Insomma, le posizioni in campo per adesso sono di una maggiore prudenza europea e una discreta apertura americana. Ma la distanza discende anche dalle diverse impostazioni ai due lati dell’Atlantico: mentre le istituzioni Usa sono tradizionalmente disponibili a valutare gli effetti positivi per il mercato quelle europee tendono a porsi più come baluardo in difesa dei consumatori-risparmiatori. L’Eba ha in effetti sottolineato il rischio per chi li acquista di non poter recuperare i fondi in quanto non protetti dalle autorità pubbliche. I portafogli archiviati nei computer o negli smartphone possono essere oggetto di incursione da parte di azioni «piratesche» e le piattaforme di scambio possono fallire.

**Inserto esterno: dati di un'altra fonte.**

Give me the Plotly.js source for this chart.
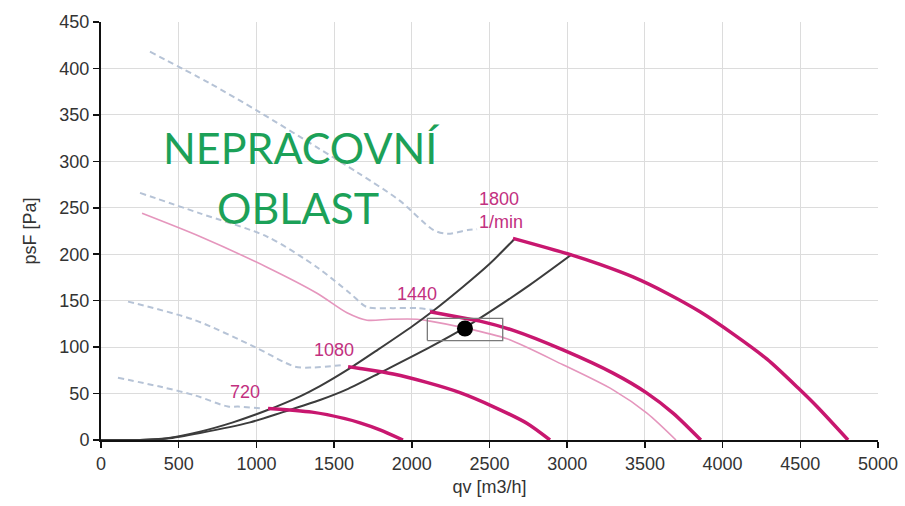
<!DOCTYPE html>
<html>
<head>
<meta charset="utf-8">
<script src="https://cdn.plot.ly/plotly-3.0.1.min.js"></script>
<style>
  html, body { margin: 0; padding: 0; background: #ffffff; }
  #chart { width: 905px; height: 506px; }
</style>
</head>
<body>
<div id="chart"></div>
<script>
// Fan characteristic: static pressure psF [Pa] against air flow qv [m3/h]

// Dashed limit curves (upper edge of the usable region per speed)
const limit1800Q = [315, 700, 1020, 1390, 1650, 1920, 2140, 2230, 2360, 2420];
const limit1800P = [418, 384, 353, 315, 288, 258, 226, 222, 226, 227];
const limit1440Q = [251, 637, 1068, 1390, 1602, 1712, 1860, 2033, 2137];
const limit1440P = [266, 244, 219, 186, 158, 143, 142, 142, 140];
const limit1080Q = [174, 605, 991, 1248, 1358, 1570];
const limit1080P = [149, 129, 100, 79, 78, 81];
const limit720Q = [109, 392, 605, 817, 882, 1036];
const limit720P = [67, 57, 48, 36, 36, 34];

// Thin pink curve (reduced-speed characteristic)
const thinQ = [264, 637, 1068, 1390, 1583, 1712, 1860, 2033, 2117, 2330, 2612, 2973, 3295, 3513, 3700];
const thinP = [244, 219, 186, 158, 137, 129, 130, 130, 128, 121, 109, 81, 54, 29, 0];

// System (duct) curves
const sysAQ = [0, 250, 425, 637, 849, 1068, 1281, 1409, 1590, 1780, 2008, 2130, 2330, 2503, 2664];
const sysAP = [0, 0, 2, 9, 19, 32, 47, 58, 76, 97, 123, 138, 165, 190, 217];
const sysBQ = [0, 250, 425, 637, 959, 1171, 1409, 1590, 1815, 2117, 2342, 2548, 2760, 3031];
const sysBP = [0, 0, 1.5, 7.5, 19, 30, 43, 55, 74, 100, 121, 143, 167, 200];

// Fan curves per speed [1/min]
const fan720Q = [1075, 1358, 1570, 1667, 1795, 1943];
const fan720P = [34, 30, 23, 18.5, 11, 0];
const fan1080Q = [1590, 1667, 1881, 2096, 2310, 2523, 2740, 2889];
const fan1080P = [79, 77, 71, 62, 51, 36, 18, 0];
const fan1440Q = [2117, 2375, 2439, 2653, 2973, 3295, 3513, 3681, 3860];
const fan1440P = [138, 130, 128, 118, 97, 72, 50.5, 29, 0];
const fan1800Q = [2651, 3031, 3211, 3423, 3641, 3855, 4069, 4286, 4498, 4607, 4807];
const fan1800P = [217, 199, 189, 175.5, 158, 138, 114, 87, 54, 36, 0];

// Operating point and its tolerance box
const dutyQ = [2342];
const dutyP = [120];
const boxQ = [2100, 2585, 2585, 2100, 2100];
const boxP = [107, 107, 131, 131, 107];

// Speed labels
const speedText = ['720', '1080', '1440', '1800<br>1/min'];
const speedQ = [817, 1358, 1892, 2420];
const speedP = [52, 97, 157, 247];

const tickFont = { family: 'Liberation Sans, Arial, sans-serif', size: 18, color: '#333333' };
const magenta = '#c8176f';
const dashCol = '#b6c3d6';

function line(x, y, color, width, dash) {
  return { type: 'scatter', mode: 'lines', x: x, y: y, hoverinfo: 'skip',
           line: { color: color, width: width, dash: dash || 'solid', shape: 'spline', smoothing: 0.8 } };
}

const traces = [
  line(limit1800Q, limit1800P, dashCol, 2, '6px,4px'),
  line(limit1440Q, limit1440P, dashCol, 2, '6px,4px'),
  line(limit1080Q, limit1080P, dashCol, 2, '6px,4px'),
  line(limit720Q, limit720P, dashCol, 2, '6px,4px'),
  line(thinQ, thinP, '#e596bd', 1.6),
  line(sysAQ, sysAP, '#3c3c3c', 2),
  line(sysBQ, sysBP, '#3c3c3c', 2),
  line(fan720Q, fan720P, magenta, 3.5),
  line(fan1080Q, fan1080P, magenta, 3.5),
  line(fan1440Q, fan1440P, magenta, 3.5),
  line(fan1800Q, fan1800P, magenta, 3.5),
  { type: 'scatter', mode: 'lines', x: boxQ, y: boxP, hoverinfo: 'skip',
    line: { color: '#7a7a7a', width: 1.3 } },
  { type: 'scatter', mode: 'markers', x: dutyQ, y: dutyP, hoverinfo: 'skip',
    marker: { color: '#000000', size: 16 } }
];

const annotations = speedText.map((t, i) => ({
  x: speedQ[i], y: speedP[i], xref: 'x', yref: 'y', text: t, showarrow: false,
  xanchor: 'left', align: 'left',
  font: { family: 'Liberation Sans, Arial, sans-serif', size: 18, color: '#c2307f' }
}));

annotations.push(
  { x: 1290, y: 315, xref: 'x', yref: 'y', text: 'NEPRACOVNÍ', showarrow: false,
    font: { family: 'Lato, sans-serif', size: 43, color: '#1ca158' } },
  { x: 1270, y: 250, xref: 'x', yref: 'y', text: 'OBLAST', showarrow: false,
    font: { family: 'Lato, sans-serif', size: 43, color: '#1ca158' } }
);

const layout = {
  width: 905, height: 506,
  margin: { l: 101, r: 27, t: 22, b: 66 },
  paper_bgcolor: '#ffffff', plot_bgcolor: '#ffffff',
  showlegend: false,
  xaxis: {
    range: [0, 5000], dtick: 500, tick0: 0,
    showgrid: true, gridcolor: '#dcdcdc', gridwidth: 1,
    zeroline: false, showline: true, linecolor: '#111111', linewidth: 2,
    ticks: 'outside', ticklen: 6, tickcolor: '#111111', tickwidth: 1.5,
    tickfont: tickFont,
    title: { text: 'qv [m3/h]', font: tickFont, standoff: 8 }
  },
  yaxis: {
    range: [0, 450], dtick: 50, tick0: 0,
    showgrid: true, gridcolor: '#dcdcdc', gridwidth: 1,
    zeroline: false, showline: true, linecolor: '#111111', linewidth: 2,
    ticks: 'outside', ticklen: 6, tickcolor: '#111111', tickwidth: 1.5,
    tickfont: tickFont,
    title: { text: 'psF [Pa]', font: tickFont, standoff: 18 }
  },
  annotations: annotations
};

Plotly.newPlot('chart', traces, layout, { staticPlot: true, displayModeBar: false });
</script>
</body>
</html>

Curiosamente al fronte dei prudenti si è aggiunto uno dei colossi assoluti della tecnologia: la Apple. Il gruppo di Cupertino, secondo quanto raccontato da alcuni sviluppatori come il co-fondatore di Gliph, Rob Banagale, sta vietando alle app che passano dall’Apple Store le transazioni in bitcoin. Il fermento, tuttavia, è innegabile. Una start up californiana specializzata nello scambio di bitcoin, Coinbase, ha raccolto in questi giorni 25 milioni di dollari per implementare la propria piattaforma che è diventata la maggiore «borsa» negli Usa di questa moneta elettronica. La Norvegia si è portata avanti a tutti e ha iniziato a tassarla come strumento finanziario.
I bitcoin - che la letteratura su Internet fanno risalire a un anonimo sviluppatore di cui si conosce solo il nickname, Satoshi Nakamoto - sono prodotti da una rete di computer così da sfuggire, secondo la filosofia con la quale sono nati, a qualunque controllo da parte di singoli o istituzioni monetarie tradizionali. Chi si collega unendosi al software peer-to-peer diventa un «minatore» (il bitcoin va estratto come l’oro dalle montagne di Internet). Quando un computer risolve uno dei puzzle dell’algoritmo il bitcoin viene coniato lasciando una fee a chi ha partecipato. Il puzzle diventa sempre più difficile perché il conio eccessivo svaluterebbe la moneta. Le piattaforme di scambio più note sono: MtGox (Giappone) che recentemente ha passato lo scettro di maggiore «borsa» alla BTC China, Bitstamp in Europa e Coinbase negli Usa.
Per adesso l’unica cosa certa è che se i bitcoin sono intangibili, le eventuali perdite si sentono sulla pelle come pugni di Tyson quando era in forma.